GIVEN INFORMATION:
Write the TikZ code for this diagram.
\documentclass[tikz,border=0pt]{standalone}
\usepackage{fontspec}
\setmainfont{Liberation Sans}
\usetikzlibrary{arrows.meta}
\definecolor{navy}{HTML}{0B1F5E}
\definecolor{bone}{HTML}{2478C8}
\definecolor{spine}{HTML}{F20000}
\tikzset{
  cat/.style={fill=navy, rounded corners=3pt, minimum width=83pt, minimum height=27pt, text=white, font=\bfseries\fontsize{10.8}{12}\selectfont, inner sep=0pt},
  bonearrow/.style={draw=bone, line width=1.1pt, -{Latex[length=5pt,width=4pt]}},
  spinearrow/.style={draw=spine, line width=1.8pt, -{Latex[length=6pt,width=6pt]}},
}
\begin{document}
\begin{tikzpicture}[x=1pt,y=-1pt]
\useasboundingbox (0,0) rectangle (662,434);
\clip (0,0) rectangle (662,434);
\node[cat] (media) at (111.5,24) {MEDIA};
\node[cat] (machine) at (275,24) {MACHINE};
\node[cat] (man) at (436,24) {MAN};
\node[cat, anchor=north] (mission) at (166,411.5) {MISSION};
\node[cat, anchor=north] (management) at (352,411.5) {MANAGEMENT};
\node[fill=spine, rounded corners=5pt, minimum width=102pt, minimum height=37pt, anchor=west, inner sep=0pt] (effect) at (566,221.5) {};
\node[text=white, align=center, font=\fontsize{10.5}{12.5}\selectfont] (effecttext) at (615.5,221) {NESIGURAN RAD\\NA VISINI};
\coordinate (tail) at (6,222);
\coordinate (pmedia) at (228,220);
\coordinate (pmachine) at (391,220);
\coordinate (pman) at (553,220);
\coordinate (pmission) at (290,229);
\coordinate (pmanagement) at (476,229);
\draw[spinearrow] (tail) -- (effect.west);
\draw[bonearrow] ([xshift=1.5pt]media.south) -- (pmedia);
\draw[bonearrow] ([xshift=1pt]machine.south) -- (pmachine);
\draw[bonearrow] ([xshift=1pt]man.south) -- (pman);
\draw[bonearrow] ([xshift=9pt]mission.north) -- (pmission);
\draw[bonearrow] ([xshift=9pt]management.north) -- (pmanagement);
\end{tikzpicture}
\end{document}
==
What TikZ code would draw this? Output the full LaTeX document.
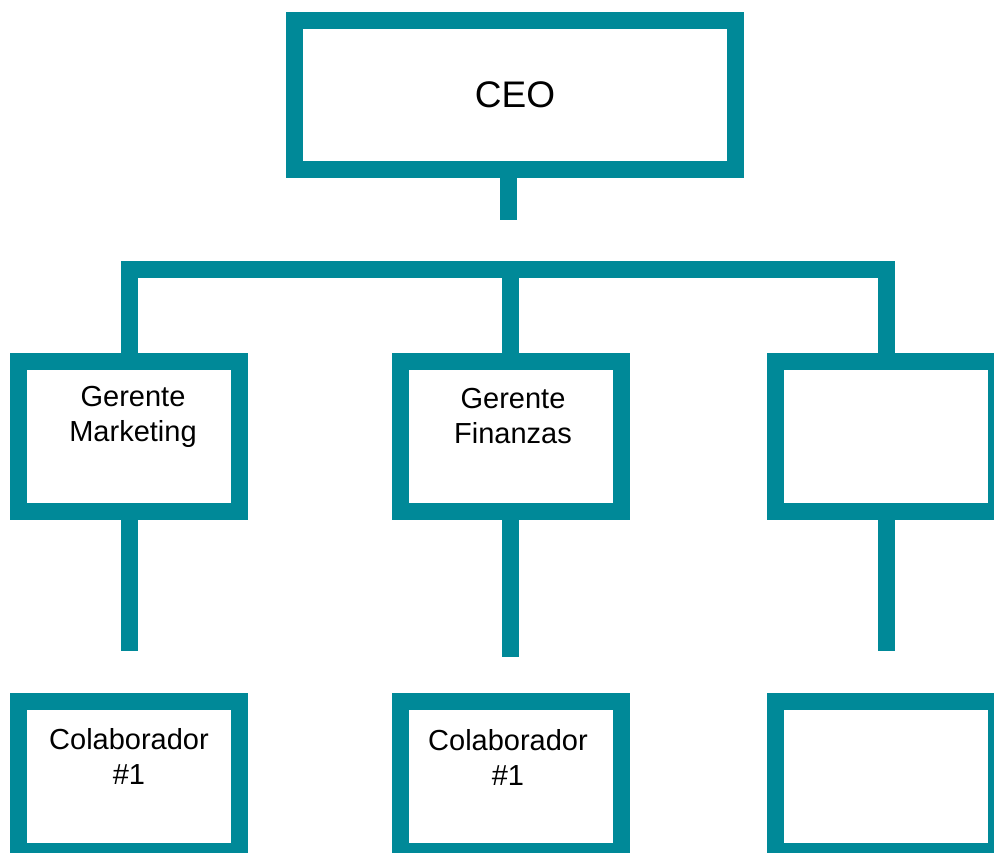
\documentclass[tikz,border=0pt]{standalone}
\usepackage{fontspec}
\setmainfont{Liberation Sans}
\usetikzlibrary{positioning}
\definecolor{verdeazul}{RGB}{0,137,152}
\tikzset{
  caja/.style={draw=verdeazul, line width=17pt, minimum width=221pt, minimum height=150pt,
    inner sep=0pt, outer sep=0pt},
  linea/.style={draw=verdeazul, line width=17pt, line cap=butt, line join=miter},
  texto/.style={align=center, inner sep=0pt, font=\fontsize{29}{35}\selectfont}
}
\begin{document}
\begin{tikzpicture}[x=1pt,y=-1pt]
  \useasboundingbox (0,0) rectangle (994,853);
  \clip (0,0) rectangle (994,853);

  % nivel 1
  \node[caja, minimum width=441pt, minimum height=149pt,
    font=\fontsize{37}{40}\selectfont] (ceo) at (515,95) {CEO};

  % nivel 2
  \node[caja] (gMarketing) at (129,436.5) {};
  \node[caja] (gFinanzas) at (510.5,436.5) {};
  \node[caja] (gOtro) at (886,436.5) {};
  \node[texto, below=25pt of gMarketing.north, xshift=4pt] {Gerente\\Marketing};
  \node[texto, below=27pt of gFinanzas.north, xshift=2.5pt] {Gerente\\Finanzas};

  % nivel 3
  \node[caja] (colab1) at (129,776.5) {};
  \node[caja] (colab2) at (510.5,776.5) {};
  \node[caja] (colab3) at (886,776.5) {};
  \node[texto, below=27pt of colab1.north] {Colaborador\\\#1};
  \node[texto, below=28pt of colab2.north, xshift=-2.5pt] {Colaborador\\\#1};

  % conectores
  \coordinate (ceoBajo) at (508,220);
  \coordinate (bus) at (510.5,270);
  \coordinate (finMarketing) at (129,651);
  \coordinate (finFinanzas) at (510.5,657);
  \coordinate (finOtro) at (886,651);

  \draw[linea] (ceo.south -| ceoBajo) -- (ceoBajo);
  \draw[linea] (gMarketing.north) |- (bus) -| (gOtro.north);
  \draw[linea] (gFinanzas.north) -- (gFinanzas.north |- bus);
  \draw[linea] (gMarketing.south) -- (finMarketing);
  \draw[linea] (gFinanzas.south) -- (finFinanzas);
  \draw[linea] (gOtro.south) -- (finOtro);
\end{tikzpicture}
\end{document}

WRITTEN INSTRUCTION: Nothing but the lines from the one containing "What TikZ code" through the one containing "of gFinanzas.north, xshift=2.5pt]" should be written out, exactly and with both ends. Pictures are left out.

ANSWER TO THE EXERCISE:
What TikZ code would draw this? Output the full LaTeX document.
\documentclass[tikz,border=0pt]{standalone}
\usepackage{fontspec}
\setmainfont{Liberation Sans}
\usetikzlibrary{positioning}
\definecolor{verdeazul}{RGB}{0,137,152}
\tikzset{
  caja/.style={draw=verdeazul, line width=17pt, minimum width=221pt, minimum height=150pt,
    inner sep=0pt, outer sep=0pt},
  linea/.style={draw=verdeazul, line width=17pt, line cap=butt, line join=miter},
  texto/.style={align=center, inner sep=0pt, font=\fontsize{29}{35}\selectfont}
}
\begin{document}
\begin{tikzpicture}[x=1pt,y=-1pt]
  \useasboundingbox (0,0) rectangle (994,853);
  \clip (0,0) rectangle (994,853);

  % nivel 1
  \node[caja, minimum width=441pt, minimum height=149pt,
    font=\fontsize{37}{40}\selectfont] (ceo) at (515,95) {CEO};

  % nivel 2
  \node[caja] (gMarketing) at (129,436.5) {};
  \node[caja] (gFinanzas) at (510.5,436.5) {};
  \node[caja] (gOtro) at (886,436.5) {};
  \node[texto, below=25pt of gMarketing.north, xshift=4pt] {Gerente\\Marketing};
  \node[texto, below=27pt of gFinanzas.north, xshift=2.5pt] {Gerente\\Finanzas};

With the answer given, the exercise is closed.